▶ [Challenge]
Repeat exactly the lines running from the first line of the data to the line containing "import plotly.graph_objects as go", both ends included, and nothing else; drop the pictures.
+++ Material provided
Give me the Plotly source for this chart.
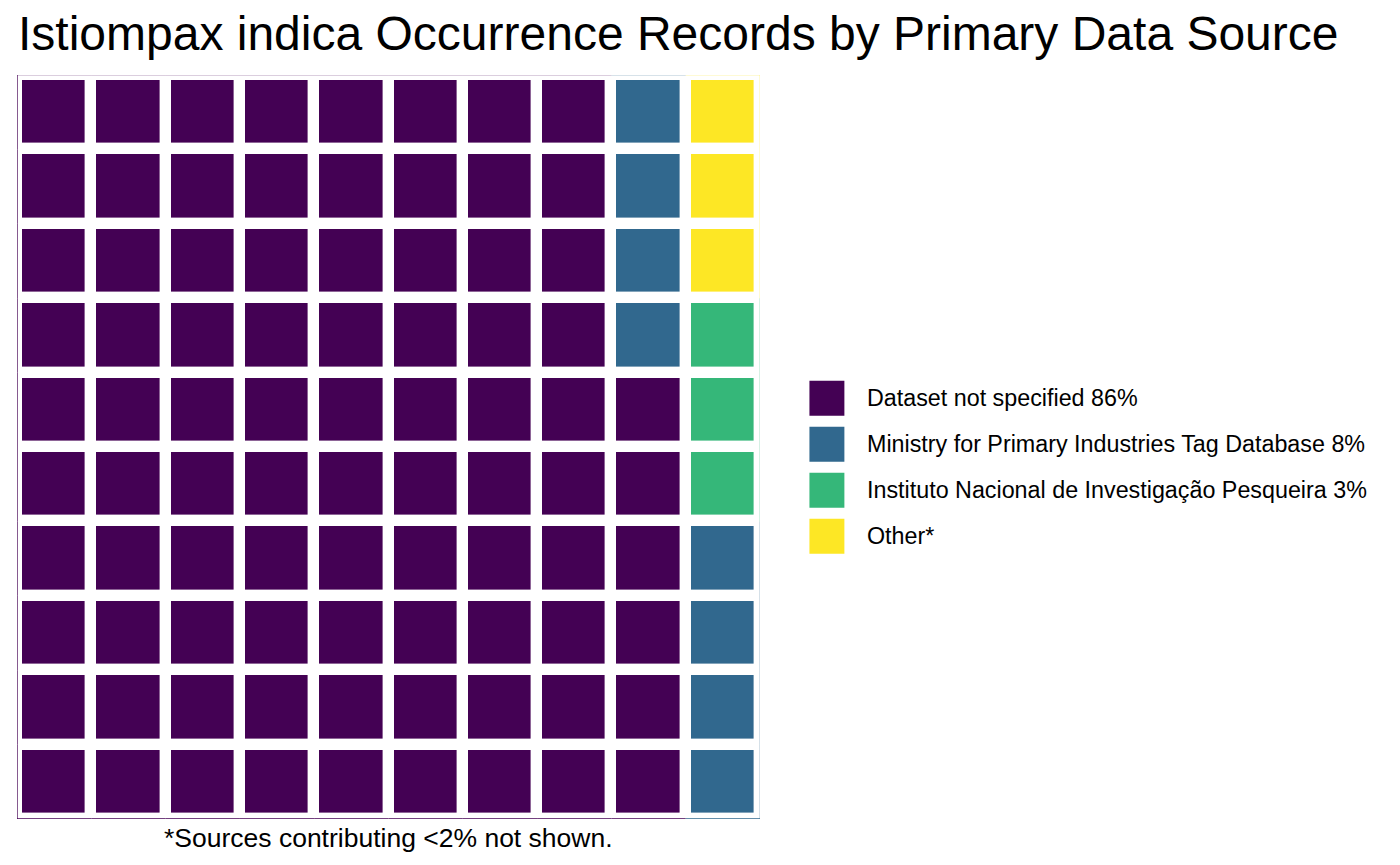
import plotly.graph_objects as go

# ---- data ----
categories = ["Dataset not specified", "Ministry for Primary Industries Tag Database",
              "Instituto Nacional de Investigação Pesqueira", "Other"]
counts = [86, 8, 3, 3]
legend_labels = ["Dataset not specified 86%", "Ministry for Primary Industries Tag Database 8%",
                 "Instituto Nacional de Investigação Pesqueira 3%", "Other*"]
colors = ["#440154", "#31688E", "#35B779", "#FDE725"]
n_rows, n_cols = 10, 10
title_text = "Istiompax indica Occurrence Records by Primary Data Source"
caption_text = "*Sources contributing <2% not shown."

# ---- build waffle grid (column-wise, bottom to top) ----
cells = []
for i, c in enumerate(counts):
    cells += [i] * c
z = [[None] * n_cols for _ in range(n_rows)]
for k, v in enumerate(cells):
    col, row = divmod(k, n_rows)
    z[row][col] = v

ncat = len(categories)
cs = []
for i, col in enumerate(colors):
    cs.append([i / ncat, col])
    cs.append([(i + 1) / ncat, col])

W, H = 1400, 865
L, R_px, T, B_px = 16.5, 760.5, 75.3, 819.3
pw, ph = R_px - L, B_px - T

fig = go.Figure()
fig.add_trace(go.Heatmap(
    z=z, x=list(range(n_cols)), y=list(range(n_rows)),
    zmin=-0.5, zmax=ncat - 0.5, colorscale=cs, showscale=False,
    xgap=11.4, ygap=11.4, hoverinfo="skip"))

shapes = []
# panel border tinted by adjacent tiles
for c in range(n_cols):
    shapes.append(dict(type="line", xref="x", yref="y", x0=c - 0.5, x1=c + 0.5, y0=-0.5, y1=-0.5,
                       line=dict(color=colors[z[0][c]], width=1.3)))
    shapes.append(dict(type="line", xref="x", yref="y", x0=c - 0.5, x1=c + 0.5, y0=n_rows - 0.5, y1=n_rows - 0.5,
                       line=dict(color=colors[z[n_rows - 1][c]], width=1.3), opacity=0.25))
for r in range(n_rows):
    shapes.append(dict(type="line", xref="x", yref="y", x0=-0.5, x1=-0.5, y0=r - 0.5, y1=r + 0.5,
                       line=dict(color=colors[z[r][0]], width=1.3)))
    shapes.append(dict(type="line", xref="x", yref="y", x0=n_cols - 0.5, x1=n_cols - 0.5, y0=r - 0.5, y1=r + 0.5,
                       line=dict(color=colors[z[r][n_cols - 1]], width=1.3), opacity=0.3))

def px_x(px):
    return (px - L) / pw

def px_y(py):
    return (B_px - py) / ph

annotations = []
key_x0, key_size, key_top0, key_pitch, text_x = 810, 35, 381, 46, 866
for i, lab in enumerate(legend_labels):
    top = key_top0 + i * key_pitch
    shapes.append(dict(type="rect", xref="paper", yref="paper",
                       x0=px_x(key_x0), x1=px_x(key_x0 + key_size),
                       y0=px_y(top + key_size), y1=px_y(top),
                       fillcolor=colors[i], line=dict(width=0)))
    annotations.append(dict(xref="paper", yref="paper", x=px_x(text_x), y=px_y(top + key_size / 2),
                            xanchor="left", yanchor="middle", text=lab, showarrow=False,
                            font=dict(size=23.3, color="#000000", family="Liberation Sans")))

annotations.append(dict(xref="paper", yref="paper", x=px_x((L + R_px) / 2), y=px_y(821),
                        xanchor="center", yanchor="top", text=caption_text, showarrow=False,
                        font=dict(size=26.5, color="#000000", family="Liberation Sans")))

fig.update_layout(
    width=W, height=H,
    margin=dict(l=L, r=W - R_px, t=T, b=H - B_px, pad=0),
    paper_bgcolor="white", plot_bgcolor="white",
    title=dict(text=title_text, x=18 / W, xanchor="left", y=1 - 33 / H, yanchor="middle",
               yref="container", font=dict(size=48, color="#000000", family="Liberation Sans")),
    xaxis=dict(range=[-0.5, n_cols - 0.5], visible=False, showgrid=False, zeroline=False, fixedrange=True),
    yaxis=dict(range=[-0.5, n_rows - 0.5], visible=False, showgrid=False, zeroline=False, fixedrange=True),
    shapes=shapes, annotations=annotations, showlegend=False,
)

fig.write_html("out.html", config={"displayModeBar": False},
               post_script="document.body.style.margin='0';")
++++++
▶ [Solution to this task]
Give me the Plotly source for this chart.
import plotly.graph_objects as go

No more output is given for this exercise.